We’ve been talking to WFP & FAO for some time now here in Jordan and do think that eventually they’ll make some big pivots to aquaponics in developing contexts. These are big organizations and they take a while to move but we’re starting to see programs like this and HP/AP/AC type integration, and that’s exciting.
“Already, there are various technologies in urban farming and their uptake is growing exponentially. Hydroponics, aeroponics, aquaponics as well as LED lighting, remote management apps, and robotics are becoming the new normal in commercial urban farms.”
More than 500 market players and influencers have been already identified globally. These are from both the public and private sectors, including farming companies, technology providers, research centres, real estate investors, retailers and farmers’ associations.
"Various approaches are being applied at the production level, with both vertical and horizontal farming models, and using hydroponics, aeroponics, aquaponics or soil-based modalities. In addition, some companies are investing in technologies, research and development in areas such as LED lighting, greenhouses, growing media, remote management apps, and robotics.

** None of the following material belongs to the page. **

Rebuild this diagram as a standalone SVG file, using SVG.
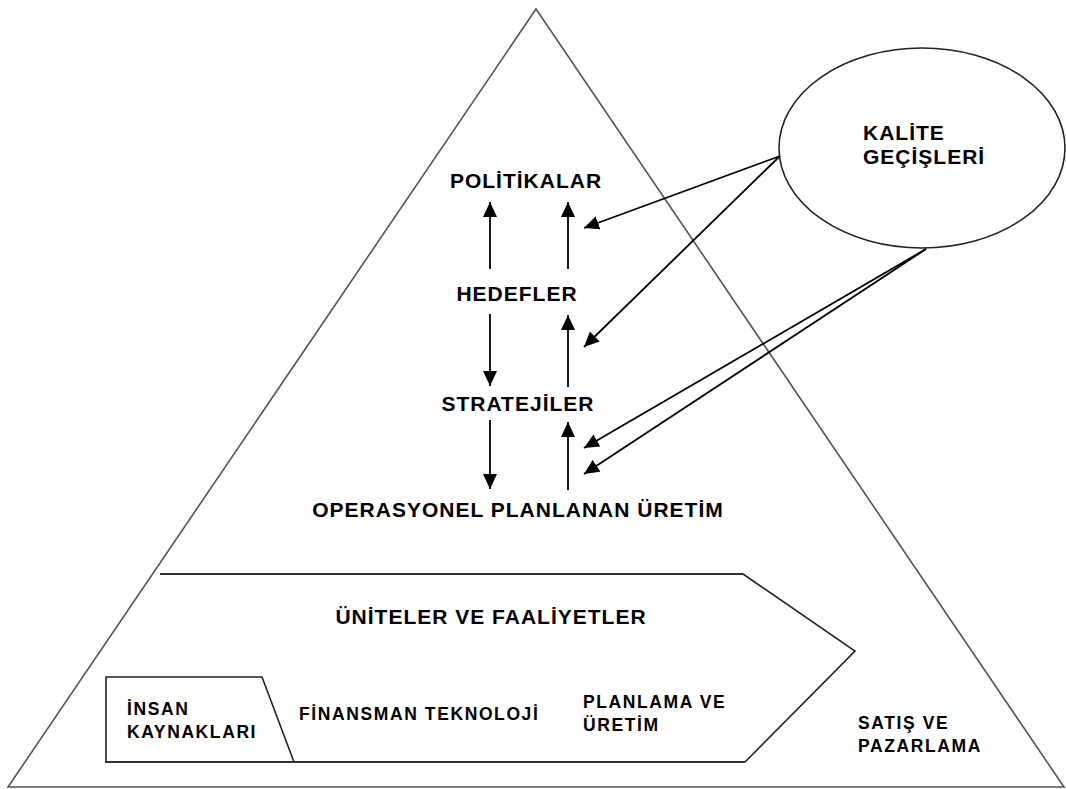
<svg xmlns="http://www.w3.org/2000/svg" width="1066" height="789" viewBox="0 0 1066 789">
  <style>
    .frame { fill: none; stroke: #555; stroke-width: 1.6; }
    .shape { fill: none; stroke: #222; stroke-width: 1.6; stroke-linejoin: miter; }
    .heavy { fill: none; stroke: #333; stroke-width: 2.2; }
    .lbl { font-family: "Liberation Sans", Arial, sans-serif; font-weight: bold; fill: #000; }
    .big { font-size: 21px; letter-spacing: 1px; }
    .small { font-size: 17.5px; letter-spacing: 1.6px; }
    .link { stroke: #000; stroke-width: 1.8; fill: none; marker-end: url(#head); }
  </style>
  <defs>
    <marker id="head" markerUnits="userSpaceOnUse" markerWidth="16" markerHeight="14" refX="15" refY="7" orient="auto">
      <path d="M0,0 L15,7 L0,14 Z" fill="#000"/>
    </marker>
  </defs>

  <rect width="1066" height="789" fill="#fff"/>

  <!-- outer pyramid -->
  <g id="pyramid">
    <polygon class="frame" points="536,9 1064,787 8,787"/>
  </g>

  <!-- hierarchy levels -->
  <g id="politikalar">
    <text class="lbl big" x="526" y="188" text-anchor="middle">POLİTİKALAR</text>
  </g>
  <g id="hedefler">
    <text class="lbl big" x="517" y="301" text-anchor="middle">HEDEFLER</text>
  </g>
  <g id="stratejiler">
    <text class="lbl big" x="518" y="411" text-anchor="middle">STRATEJİLER</text>
  </g>
  <g id="operasyonel">
    <text class="lbl big" x="518" y="517" text-anchor="middle">OPERASYONEL PLANLANAN ÜRETİM</text>
  </g>

  <!-- quality transitions bubble -->
  <g id="kalite">
    <ellipse class="shape" cx="922" cy="148" rx="143" ry="100"/>
    <text class="lbl big" x="863" y="140">KALİTE</text>
    <text class="lbl big" x="863" y="164">GEÇİŞLERİ</text>
  </g>

  <!-- units and activities band -->
  <g id="uniteler">
    <polyline class="heavy" points="160,574 743,574"/>
    <polyline class="shape" points="743,574 855,651 745,762"/>
    <polyline class="heavy" points="745,762 105,762"/>
    <text class="lbl big" x="491" y="624" text-anchor="middle">ÜNİTELER VE FAALİYETLER</text>
  </g>
  <g id="insan-kaynaklari">
    <polyline class="shape" points="106,762 106,677 262,677 294,762"/>
    <text class="lbl small" x="127" y="715">İNSAN</text>
    <text class="lbl small" x="127" y="738">KAYNAKLARI</text>
  </g>
  <g id="finansman-teknoloji">
    <text class="lbl small" x="299" y="720">FİNANSMAN TEKNOLOJİ</text>
  </g>
  <g id="planlama-uretim">
    <text class="lbl small" x="583" y="708">PLANLAMA VE</text>
    <text class="lbl small" x="583" y="731">ÜRETİM</text>
  </g>
  <g id="satis-pazarlama">
    <text class="lbl small" x="858" y="729">SATIŞ VE</text>
    <text class="lbl small" x="858" y="752">PAZARLAMA</text>
  </g>

  <!-- connectors -->
  <g id="connectors">
    <!-- left column -->
    <line class="link" x1="490" y1="269" x2="490" y2="202"/>
    <line class="link" x1="490" y1="314" x2="490" y2="386"/>
    <line class="link" x1="490" y1="420" x2="490" y2="489"/>
    <!-- right column -->
    <line class="link" x1="568" y1="269" x2="568" y2="202"/>
    <line class="link" x1="568" y1="387" x2="568" y2="315"/>
    <line class="link" x1="568" y1="490" x2="568" y2="422"/>
    <!-- from the quality bubble -->
    <line class="link" x1="780" y1="156" x2="584" y2="228"/>
    <line class="link" x1="780" y1="156" x2="584" y2="347"/>
    <line class="link" x1="926" y1="249" x2="584" y2="448"/>
    <line class="link" x1="926" y1="249" x2="584" y2="474"/>
  </g>
</svg>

A growing number of municipalities and local governments are investing in community gardens to improve the quality of life for residents. These gardens may also potentially increase resilience to climate change by decreasing the heat island effect in cities and supporting the capacity of cities to manage rainfall drainage."
And a quote from Wafaa:
“Modern urban farming may represent the beginning of a long-lasting change in the agri-food business, although many questions are still to be answered,” said Wafaa El Khoury, FAO Investment Centre Service Chief. “For all its promises, urban agriculture is an exciting yet complex phenomenon that we are addressing holistically and strategically.”